Monday, August 5, 2019

Under the Poppy


Kathe Koja
Completed 8/4/2019, Reviewed 8/5/2019
3 stars

This book was a chore to get through.  It had beautiful pose, lush and lyrical.  So much so that I continually lost the plot and started forgetting which character was which.  To be honest, I was able to get through the first hundred to hundred and fifty pages easily, but then it just become difficult to follow.  I often fall asleep while reading, but less than halfway through the it, it would knock me out in four or five pages.  Also, in my opinion, it barely qualifies as speculative fiction.  It won the Gaylactic Spectrum Award in 2011, and the author’s books continue to be nominated for the award, so it must be the publisher categorizing the books as fantasy.  I saw it labeled as slipstream on one site, which means, according to Wikipedia, a literary genre that pushes the boundary between traditional fiction and either science fiction or fantasy.  I guess I can see that. 

The plot is about a brother in Brussels called Under the Poppy.  It is owned by Decca and Rupert.  What sets this brothel apart is that they put on little shows for the customers, a sort of vaudeville scene.  Decca’s brother Istvan shows up with his puppets and incorporates them into the acts, to the acclaim of many.  In the meantime, Decca is in love with Rupert, but Rupert is in love with her brother.  Rupert and Istvan have had an on again off again relationship since they were young.  With Istvan’s return to the brothel, it is more or less on again.  But all is not well in Brussels.  War is raging just outside the city.  Before it’s invaded, Rupert and Istvan decide to leave, but Decca won’t go.  One of the women who has taken to the puppets leaves with our two men.  The rest of the women and employees go their ways as well.  The book then follows Rupert and Istvan to their next city, and that’s where I lost the plot. 

I did finish the book.  There are a lot of society parties and conspiracies, along with the development of Rupert and Istvan’s relationship.  A few more triangles form.  But a lot happened that I did not follow.  My problem was that there would be long, long sentences with lots of flowery details.  Then in the middle or near the end of the paragraph, there would be something to indicate someone was talking, although it wasn’t always the character’s name.  I would have to scroll back through the pages to figure out who was doing the thinking, or who was engaged in the dialogue.  Sometimes, the dialogue would be in quotes and sometimes in italics.  It just became a confusing mess.

Another thing that bothered me was that all the women workers of the brothel were called whores, not prostitutes or any other less offensive term, just whores.  The author used the word a lot.  And she likes to throw the C-word around too.  Granted, some of the clients of Under the Poppy were rough, particularly the soldiers, but still, I flinched whenever these words were thrown around.
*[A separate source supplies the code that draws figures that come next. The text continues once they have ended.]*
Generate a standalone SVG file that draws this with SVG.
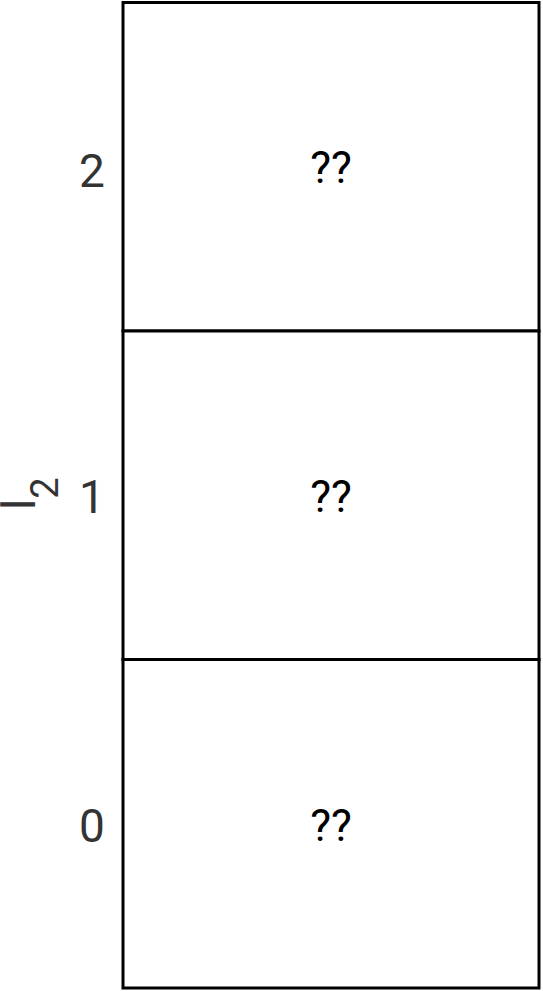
<svg xmlns="http://www.w3.org/2000/svg" width="543" height="991" viewBox="0 0 543 991">
<style>
.cell{fill:#fff;stroke:#000;stroke-width:3}
.q{font-family:Roboto,"Liberation Sans",sans-serif;font-size:44px;fill:#000;text-anchor:middle}
.lab{font-family:Roboto,"Liberation Sans",sans-serif;font-size:46px;fill:#333;text-anchor:middle}
</style>
<rect width="543" height="991" fill="#fff"/>
<g id="axis-label">
<text transform="translate(35,510) rotate(-90)" font-family="Roboto,'Liberation Sans',sans-serif" font-size="46" fill="#333">l<tspan font-size="38" dy="23">2</tspan></text>
</g>
<g id="cell-2">
<rect class="cell" x="123" y="2.5" width="416" height="328.5"/>
<text class="q" x="331" y="183">??</text>
<text class="lab" x="92" y="187">2</text>
</g>
<g id="cell-1">
<rect class="cell" x="123" y="331" width="416" height="328.5"/>
<text class="q" x="331" y="512">??</text>
<text class="lab" x="92" y="513">1</text>
</g>
<g id="cell-0">
<rect class="cell" x="123" y="659.5" width="416" height="328.5"/>
<text class="q" x="331" y="841">??</text>
<text class="lab" x="92" y="842">0</text>
</g>
</svg>
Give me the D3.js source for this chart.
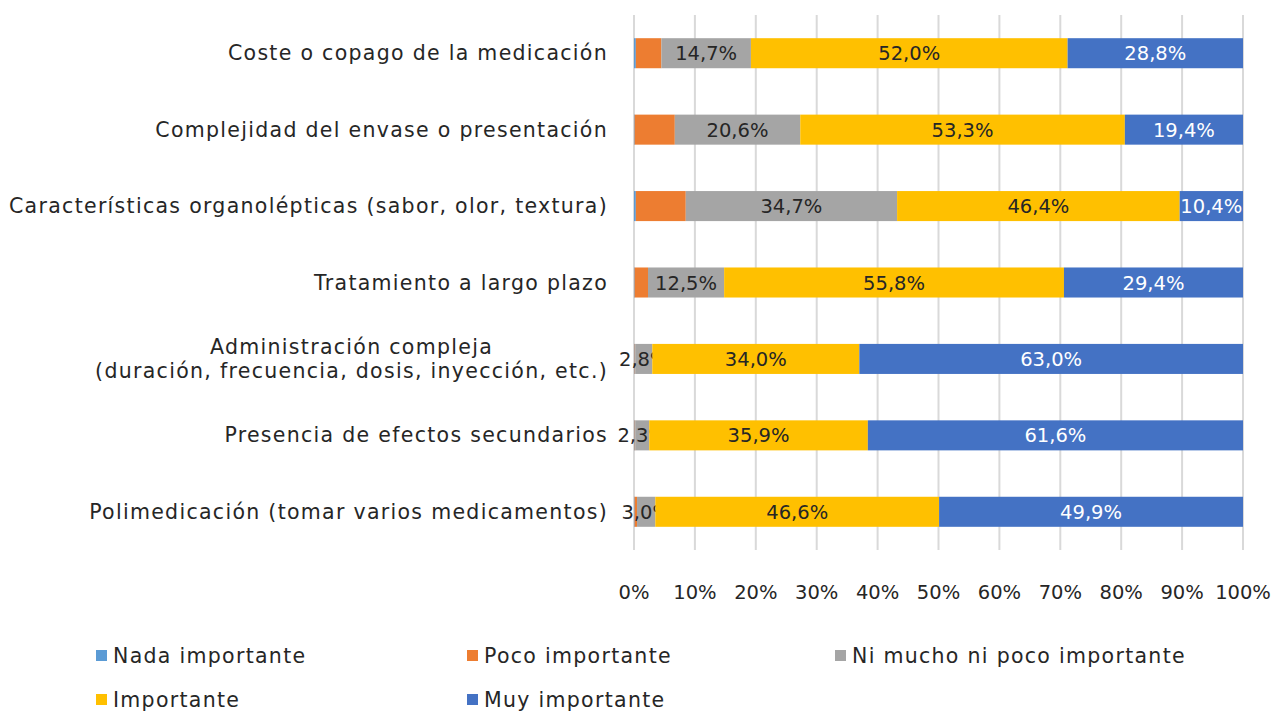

The prose, however, was beautiful.  It wasn’t self-conscious prose, of the “look at me make new and exciting similes” variety.  It really was lavishly written, and I can see how people would fall in love with that.  But I thought it was to the detriment of the story.  Oh yeah, and the blurb on most book sites would have you believe that this was a sexy novel.  Romantic, yes; sexy, no. 

I give the book three stars out of five.  I would have given it two stars, but the prose is so good.  I recommend this book more to fans of historical romance rather than fantasy, unless slipstream is your thing.  There are a lot of fans of this book, but I’m really not one of them.